# [Source data]
#####
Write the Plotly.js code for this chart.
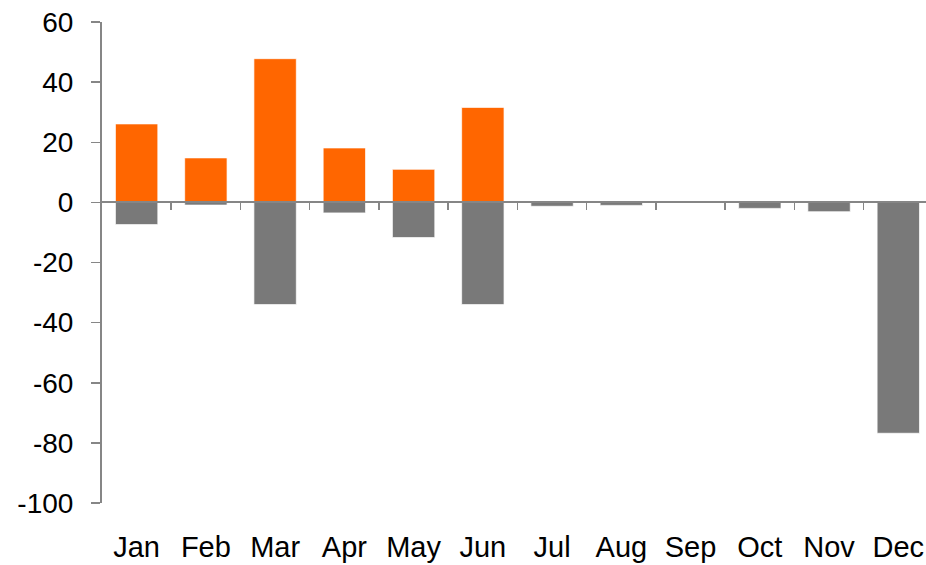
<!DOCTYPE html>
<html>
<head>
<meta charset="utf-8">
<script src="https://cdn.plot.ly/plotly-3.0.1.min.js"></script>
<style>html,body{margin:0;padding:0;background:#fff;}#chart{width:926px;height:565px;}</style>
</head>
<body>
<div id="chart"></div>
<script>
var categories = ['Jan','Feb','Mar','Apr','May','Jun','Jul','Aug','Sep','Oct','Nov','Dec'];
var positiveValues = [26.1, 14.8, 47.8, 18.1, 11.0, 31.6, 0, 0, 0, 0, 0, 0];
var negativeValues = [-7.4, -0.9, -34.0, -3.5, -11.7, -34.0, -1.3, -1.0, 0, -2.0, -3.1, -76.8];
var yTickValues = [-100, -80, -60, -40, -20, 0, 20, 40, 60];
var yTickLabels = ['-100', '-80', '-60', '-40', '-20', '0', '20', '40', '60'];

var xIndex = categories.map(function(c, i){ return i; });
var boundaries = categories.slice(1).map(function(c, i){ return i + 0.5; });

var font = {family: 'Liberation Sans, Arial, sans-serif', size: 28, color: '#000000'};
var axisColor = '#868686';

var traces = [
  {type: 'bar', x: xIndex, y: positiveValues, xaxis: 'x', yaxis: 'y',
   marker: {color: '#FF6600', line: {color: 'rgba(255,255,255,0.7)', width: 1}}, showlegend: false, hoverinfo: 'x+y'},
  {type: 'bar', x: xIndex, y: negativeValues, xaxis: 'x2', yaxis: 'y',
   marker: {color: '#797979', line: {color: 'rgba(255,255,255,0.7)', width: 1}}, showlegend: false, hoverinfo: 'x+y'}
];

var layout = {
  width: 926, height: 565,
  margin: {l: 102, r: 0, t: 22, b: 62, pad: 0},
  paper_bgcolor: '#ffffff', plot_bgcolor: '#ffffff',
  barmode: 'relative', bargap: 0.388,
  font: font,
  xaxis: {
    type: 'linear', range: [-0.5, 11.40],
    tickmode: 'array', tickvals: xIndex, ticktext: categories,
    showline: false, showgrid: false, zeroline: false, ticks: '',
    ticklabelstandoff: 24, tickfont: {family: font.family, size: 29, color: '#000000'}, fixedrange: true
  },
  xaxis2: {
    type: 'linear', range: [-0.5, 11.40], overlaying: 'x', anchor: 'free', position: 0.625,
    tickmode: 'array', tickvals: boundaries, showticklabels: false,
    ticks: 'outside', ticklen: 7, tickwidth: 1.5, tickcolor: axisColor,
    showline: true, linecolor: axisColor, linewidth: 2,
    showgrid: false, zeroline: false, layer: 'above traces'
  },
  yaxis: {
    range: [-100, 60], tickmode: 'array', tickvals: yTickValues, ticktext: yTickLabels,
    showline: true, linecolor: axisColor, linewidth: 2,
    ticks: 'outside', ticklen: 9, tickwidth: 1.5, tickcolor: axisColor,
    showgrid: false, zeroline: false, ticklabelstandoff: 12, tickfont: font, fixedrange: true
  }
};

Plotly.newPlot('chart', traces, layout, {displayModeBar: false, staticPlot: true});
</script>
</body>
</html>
#####
# [Your objective]
Transcribe the whole listing exactly. Pictures are excluded.

# [Solution]
Write the Plotly.js code for this chart.
<!DOCTYPE html>
<html>
<head>
<meta charset="utf-8">
<script src="https://cdn.plot.ly/plotly-3.0.1.min.js"></script>
<style>html,body{margin:0;padding:0;background:#fff;}#chart{width:926px;height:565px;}</style>
</head>
<body>
<div id="chart"></div>
<script>
var categories = ['Jan','Feb','Mar','Apr','May','Jun','Jul','Aug','Sep','Oct','Nov','Dec'];
var positiveValues = [26.1, 14.8, 47.8, 18.1, 11.0, 31.6, 0, 0, 0, 0, 0, 0];
var negativeValues = [-7.4, -0.9, -34.0, -3.5, -11.7, -34.0, -1.3, -1.0, 0, -2.0, -3.1, -76.8];
var yTickValues = [-100, -80, -60, -40, -20, 0, 20, 40, 60];
var yTickLabels = ['-100', '-80', '-60', '-40', '-20', '0', '20', '40', '60'];

var xIndex = categories.map(function(c, i){ return i; });
var boundaries = categories.slice(1).map(function(c, i){ return i + 0.5; });

var font = {family: 'Liberation Sans, Arial, sans-serif', size: 28, color: '#000000'};
var axisColor = '#868686';

var traces = [
  {type: 'bar', x: xIndex, y: positiveValues, xaxis: 'x', yaxis: 'y',
   marker: {color: '#FF6600', line: {color: 'rgba(255,255,255,0.7)', width: 1}}, showlegend: false, hoverinfo: 'x+y'},
  {type: 'bar', x: xIndex, y: negativeValues, xaxis: 'x2', yaxis: 'y',
   marker: {color: '#797979', line: {color: 'rgba(255,255,255,0.7)', width: 1}}, showlegend: false, hoverinfo: 'x+y'}
];

var layout = {
  width: 926, height: 565,
  margin: {l: 102, r: 0, t: 22, b: 62, pad: 0},
  paper_bgcolor: '#ffffff', plot_bgcolor: '#ffffff',
  barmode: 'relative', bargap: 0.388,
  font: font,
  xaxis: {
    type: 'linear', range: [-0.5, 11.40],
    tickmode: 'array', tickvals: xIndex, ticktext: categories,
    showline: false, showgrid: false, zeroline: false, ticks: '',
    ticklabelstandoff: 24, tickfont: {family: font.family, size: 29, color: '#000000'}, fixedrange: true
  },
  xaxis2: {
    type: 'linear', range: [-0.5, 11.40], overlaying: 'x', anchor: 'free', position: 0.625,
    tickmode: 'array', tickvals: boundaries, showticklabels: false,
    ticks: 'outside', ticklen: 7, tickwidth: 1.5, tickcolor: axisColor,
    showline: true, linecolor: axisColor, linewidth: 2,
    showgrid: false, zeroline: false, layer: 'above traces'
  },
  yaxis: {
    range: [-100, 60], tickmode: 'array', tickvals: yTickValues, ticktext: yTickLabels,
    showline: true, linecolor: axisColor, linewidth: 2,
    ticks: 'outside', ticklen: 9, tickwidth: 1.5, tickcolor: axisColor,
    showgrid: false, zeroline: false, ticklabelstandoff: 12, tickfont: font, fixedrange: true
  }
};

Plotly.newPlot('chart', traces, layout, {displayModeBar: false, staticPlot: true});
</script>
</body>
</html>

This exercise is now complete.